Her first symptoms were unsettling.
"My balance was slipping. My gait was slipping. My smarts were slipping," Healy said.
Then she developed problems controlling her urine.
"They would say things like, 'Well, it could be a Parkinson-like syndrome. It could be Alzheimer's. It could be depression,'" Healy said.
"It's often mistaken because the symptoms that you see are gait problems, unsteadiness, balance problems, which you see in Parkinson's. And then when it comes to the problems with their memory, they forget. They start to be slow in their thought process," Klinge said.
Klinge said when she first saw Healy, she was almost about to go into a nursing home.

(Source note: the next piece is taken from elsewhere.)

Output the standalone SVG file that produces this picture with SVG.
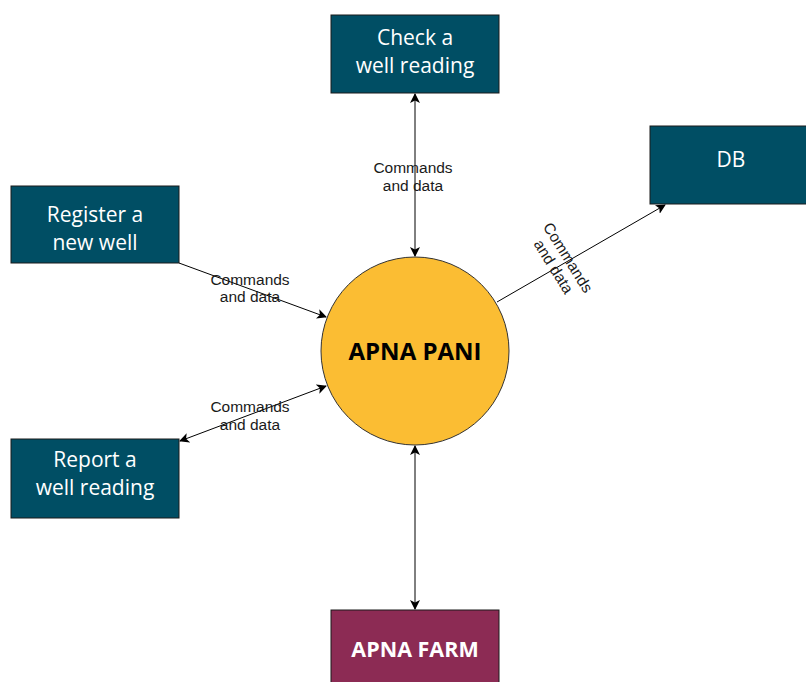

"She had problems maintaining her own household," Klinge said.
But a correct diagnosis of normal pressure hydrocephalus and treatment, which involved a shunt or tube being placed to drain the excess fluid from her brain, changed everything.
Healy's symptoms went away. That was back in October 2010.
"Oh, I was back to normal as soon as I got back in to my room at the hospital," Healy said. "I say to people it was like someone flipped a switch and made me normal again."
It's getting that correct diagnosis that is so important so it can be treated appropriately.